PROMOTION ET AUTONOMIE DES PERSONNES : GOUVERNANCE ET FORMATION
Pour Chantal Chomel, “la coopération est plus qu’un projet de transformation sociale, c’est aussi un projet de promotion et d’émancipation individuelle et collective des personnes qui y travaillent”. De cette conviction découle son investissement dans la formation des élus et dans la gouvernance notamment en partenariat avec l’ESSEC. Elle initie le premier guide de gouvernance pour les coopératives agricoles, régulièrement réédité et enrichi depuis.
PROMOTION DE LA COOPÉRATION
A l’initiative de François Soulage, Chantal Chomel travaille sur la loi du 13 juillet 1992 de modernisation des entreprises coopératives avec deux objectifs : rendre le statut coopératif plus attractif en levant quelques contraintes, et renforcer le tronc commun entre les divers statuts. C’est une expérience professionnelle et humaine passionnante, car elle porte sur l’ensemble du processus : les travaux préparatoires en concertation avec les mouvements coopératifs, le passage en conseil d’Etat, le débat au Parlement et les décrets d’application. Elle travaillera avec François Espagne- immense érudit sur le droit des coopératives dans le temps et dans l’espace, alors secrétaire général de la CGSCOP- ou Jacques Moreau, alors PDG du Crédit Coopératif, et à Bruxelles sur le règlement européen sur la société coopérative européenne.

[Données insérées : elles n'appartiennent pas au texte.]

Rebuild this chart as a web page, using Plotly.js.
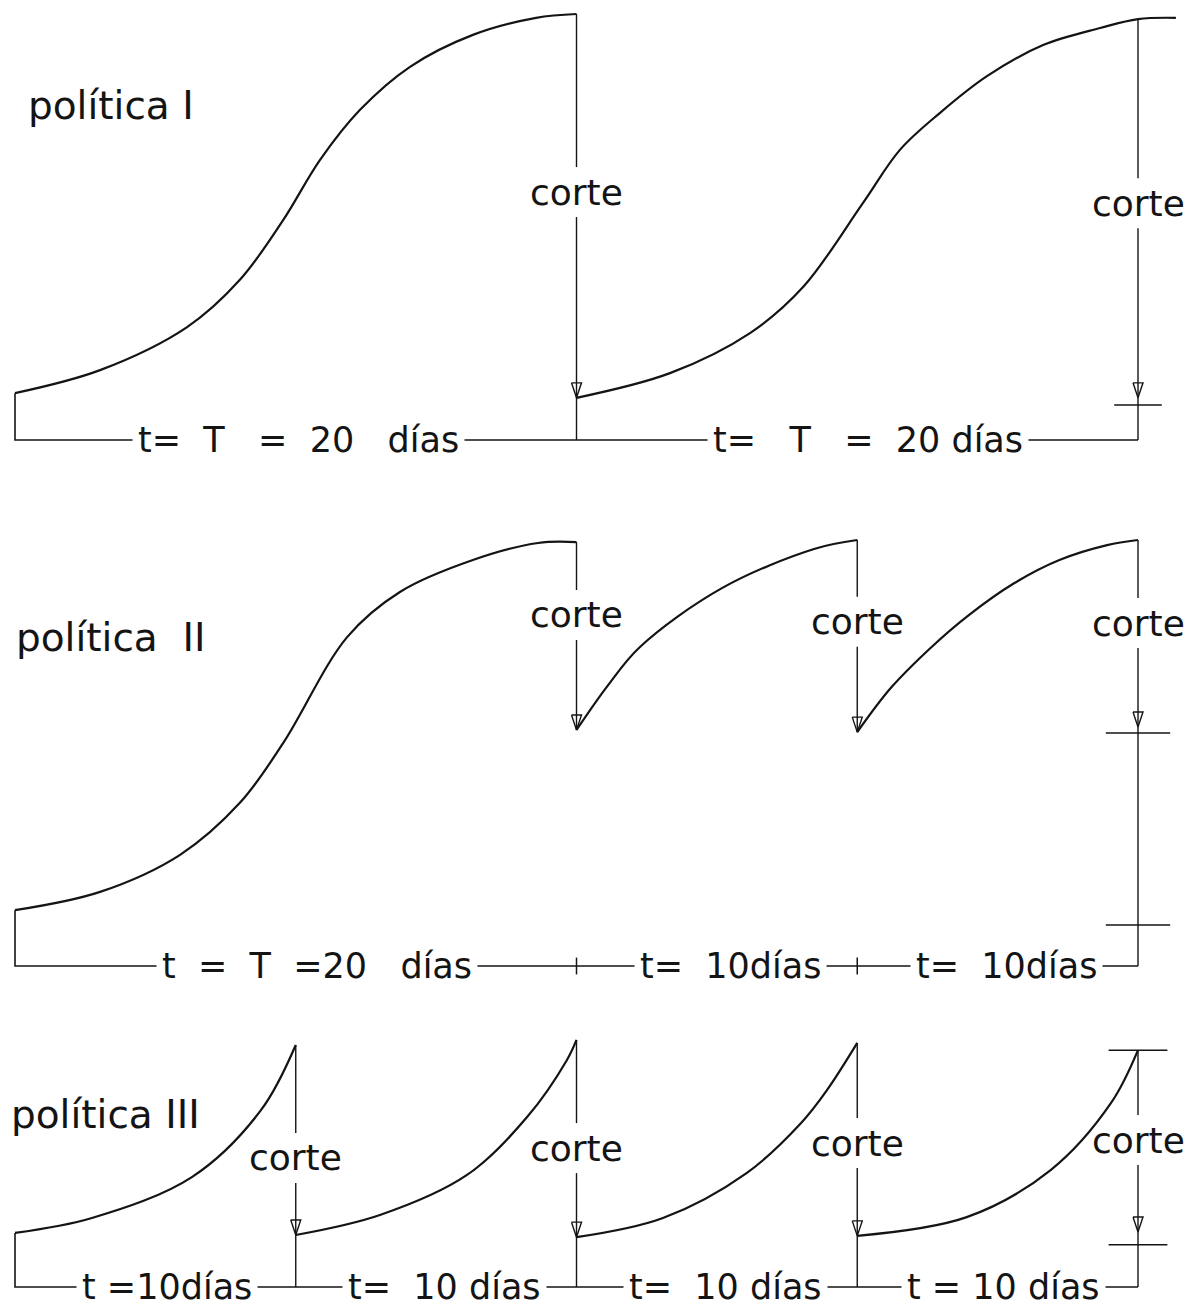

Outre ses activités d’enseignement dans plusieurs universités, Chantal Chomel co-écrit un livre avec des collègues enseignants-chercheurs sur les coopératives agricoles. Elle est d’ailleurs la marraine d’une promotion de master 2 de Droit Rural à l’Université Mâcon-Lyon. Construire des liens avec la recherche sur les coopératives et l’ESS a été un de ses axes de travail constant. C’est aussi le sens de son engagement à l’ESA d’Angers compte tenu de l’importance de l’enjeu des transitions agro écologiques et climatiques.